Last week saw the decisive stage in the great annual points ritual, as students around the country discovered whether they had secured entry to their favoured third-level courses. The Higher Education Authority also released data on full-time participation in third-level, with wide variations across socio-economic groups and geographical areas.

Some of these variations are easy to understand. The leafy southern suburbs of Dublin have over 90% of school-leavers heading to college, while in some working-class districts the figure is one fifth of that. Laois and Wexford figure low on the league table, while some less prosperous counties in the west and northwest send a greater proportion to college.

In terms of points thresholds, the courses with the highest entry requirements are those hardy perennials: medicine, veterinary and law. It takes 580 points (out of a possible 625 including bonus points) to study some courses in these subjects. Albert Einstein, on an off day, would struggle to get 580 points in the Leaving Cert. Some of the news coverage each year attributes these high points requirements to the popularity of these courses, which is a bit of a misunderstanding.

In the Irish system, supply and demand are balanced by the points requirement. If implausibly high points are required, this means that somebody, somewhere, has managed to keep the supply of places well below demand. The result is that students who get very respectable points, say 500 or more (which puts you in the top 10% of students nationwide), cannot study these subjects in Ireland, but must head off to some other EU country at substantial extra expense.

Irish students who came in the top 10% could be studying veterinary medicine next year elsewhere. But it is perhaps comforting to know that the next generation of vets, solicitors and GPs will be up there with Albert Einstein.

Who could possibly be restricting the supply of places? Nobody suggests that these astronomic points requirements are a reflection of the academic difficulty of the subjects concerned, which are not, strictly speaking, academic disciplines at all. These courses deliver professional qualifications. Since the courses with the most outlandish points requirements are almost all in professional subjects, the finger must point at these august professions, which are somehow managing to restrict entry.

There is only one reason to restrict entry and that is to sustain current levels of professional earnings. This is an injustice to the general public, who must pick up the tab, as well as to would-be students unable to gain entry but well able to handle the courses concerned.

The percentage of Irish school-leavers going on to full-time third-level education is now very high by international standards. The desirability of sending an ever-rising portion of school-leavers to college is rarely questioned in Ireland, nor is the contribution to their subsequent employability of the qualifications for which they study.

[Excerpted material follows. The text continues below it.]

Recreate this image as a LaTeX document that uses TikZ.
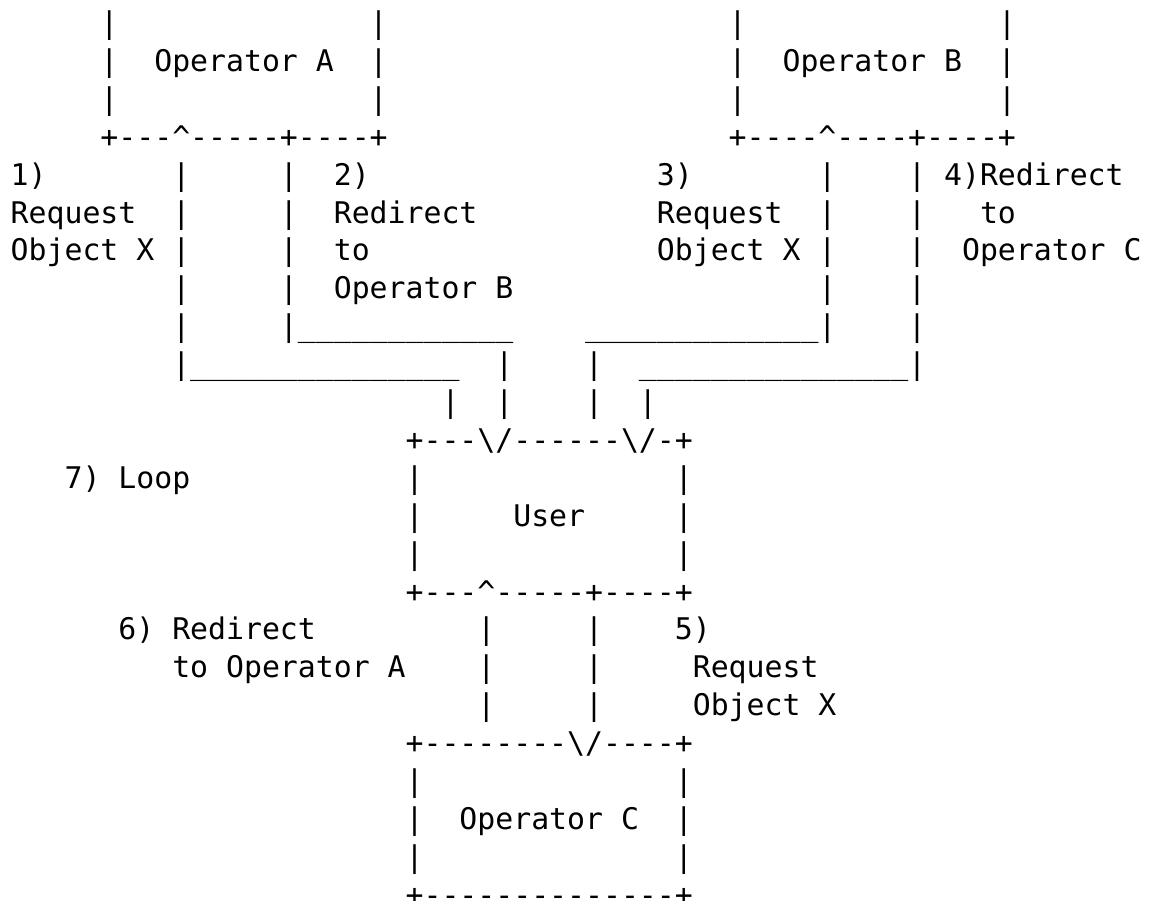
\documentclass[tikz,border=0pt]{standalone}
\usepackage{fontspec}
\setmonofont{DejaVu Sans Mono}
\newcommand\gap[1]{\kern\dimexpr#1\fontdimen2\font\relax}
\newcommand\placeasc[4]{\node[asc] (#1) at ({10.7+17.95*#2},{-33.5-37.9*#3}) {#4};}
\begin{document}
\begin{tikzpicture}[x=1pt,y=1pt,
  asc/.style={anchor=base west,inner sep=0pt,outer sep=0pt,text=black,
    font=\ttfamily\fontsize{29.82pt}{37.9pt}\selectfont}]
\useasboundingbox (0,0) rectangle (1157,-900);
% Operator A box
\placeasc{aR0}{5}{0}{|\gap{14}|}
\placeasc{aR1}{5}{1}{|\gap{2}Operator A\gap{2}|}
\placeasc{aR2}{5}{2}{|\gap{14}|}
\placeasc{aR3}{5}{3}{+---\textasciicircum-----+----+}
% Operator B box
\placeasc{bR0}{40}{0}{|\gap{14}|}
\placeasc{bR1}{40}{1}{|\gap{2}Operator B\gap{2}|}
\placeasc{bR2}{40}{2}{|\gap{14}|}
\placeasc{bR3}{40}{3}{+----\textasciicircum----+----+}
% left connectors
\placeasc{lc4}{9}{4}{|\gap{5}|}
\placeasc{lc5}{9}{5}{|\gap{5}|}
\placeasc{lc6}{9}{6}{|\gap{5}|}
\placeasc{lc7}{9}{7}{|\gap{5}|}
\placeasc{lc8}{9}{8}{|\gap{5}|\_\_\_\_\_\_\_\_\_\_\_\_}
\placeasc{lc9}{9}{9}{|\_\_\_\_\_\_\_\_\_\_\_\_\_\_\_\gap{2}|}
\placeasc{lc10}{24}{10}{|\gap{2}|}
% right connectors
\placeasc{rc4}{45}{4}{|\gap{4}|}
\placeasc{rc5}{45}{5}{|\gap{4}|}
\placeasc{rc6}{45}{6}{|\gap{4}|}
\placeasc{rc7}{45}{7}{|\gap{4}|}
\placeasc{rc8}{32}{8}{\_\_\_\_\_\_\_\_\_\_\_\_\_|\gap{4}|}
\placeasc{rc9}{32}{9}{|\gap{2}\_\_\_\_\_\_\_\_\_\_\_\_\_\_\_|}
\placeasc{rc10}{32}{10}{|\gap{2}|}
% step labels, top
\placeasc{s1a}{0}{4}{1)}
\placeasc{s1b}{0}{5}{Request}
\placeasc{s1c}{0}{6}{Object X}
\placeasc{s2a}{18}{4}{2)}
\placeasc{s2b}{18}{5}{Redirect}
\placeasc{s2c}{18}{6}{to}
\placeasc{s2d}{18}{7}{Operator B}
\placeasc{s3a}{36}{4}{3)}
\placeasc{s3b}{36}{5}{Request}
\placeasc{s3c}{36}{6}{Object X}
\placeasc{s4a}{52}{4}{4)Redirect}
\placeasc{s4b}{54}{5}{to}
\placeasc{s4c}{53}{6}{Operator C}
% User box
\placeasc{uR0}{22}{11}{+---\textbackslash/------\textbackslash/-+}
\placeasc{uR1}{22}{12}{|\gap{14}|}
\placeasc{uR2}{22}{13}{|\gap{5}User\gap{5}|}
\placeasc{uR3}{22}{14}{|\gap{14}|}
\placeasc{uR4}{22}{15}{+---\textasciicircum-----+----+}
\placeasc{s7}{3}{12}{7) Loop}
% lower connectors
\placeasc{dc16}{26}{16}{|\gap{5}|}
\placeasc{dc17}{26}{17}{|\gap{5}|}
\placeasc{dc18}{26}{18}{|\gap{5}|}
\placeasc{s6a}{6}{16}{6) Redirect}
\placeasc{s6b}{9}{17}{to Operator A}
\placeasc{s5a}{37}{16}{5)}
\placeasc{s5b}{38}{17}{Request}
\placeasc{s5c}{38}{18}{Object X}
% Operator C box
\placeasc{cR0}{22}{19}{+--------\textbackslash/----+}
\placeasc{cR1}{22}{20}{|\gap{14}|}
\placeasc{cR2}{22}{21}{|\gap{2}Operator C\gap{2}|}
\placeasc{cR3}{22}{22}{|\gap{14}|}
\placeasc{cR4}{22}{23}{+--------------+}
\end{tikzpicture}
\end{document}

A new book published by Oak Tree Press for the German-Irish Chamber of Industry and Commerce contains an interesting chapter from Christoph Mueller, the Aer Lingus chief executive, who also chairs the board at An Post. Mueller thinks that Ireland should get over its apparent obsession with producing unlimited numbers of graduates and should worry more about what they study. He notes the dearth of apprenticeship training in the crafts, the limited provision of technician courses and the continuing failure to get to grips with language teaching. On the latter, he cites the amazing example of a call centre in Dublin employing 1,000 people, of whom only 10 have Irish passports.

The current boomlet in the Dublin area includes expanding companies operating pan-European customer support centres, which means plenty of jobs for people who speak Spanish, German, French or Italian. Most of these jobs are being filled by well-qualified immigrants. It has long been the principal plank of Irish policy to invite in foreign capital to provide jobs for Irish labour. The absence of language skills means that the policy is now reduced to providing an offshore production platform for other countries’ capital, but also for other countries’ labour. Some of these enterprises, employing very little Irish labour, are enjoying generous tax breaks and generous capital grants from State agencies. It is time to ask what precisely is being achieved by this accidental industrial policy.

It is impossible to recruit a German-speaking Irish person with computer skills. The Irish education system simply does not produce people who match this description. A higher education system should not be judged only by the numbers of graduates produced, but also by the value of what they study. And it is time to ask whether the third-level sector in Ireland has outgrown the Irish economy.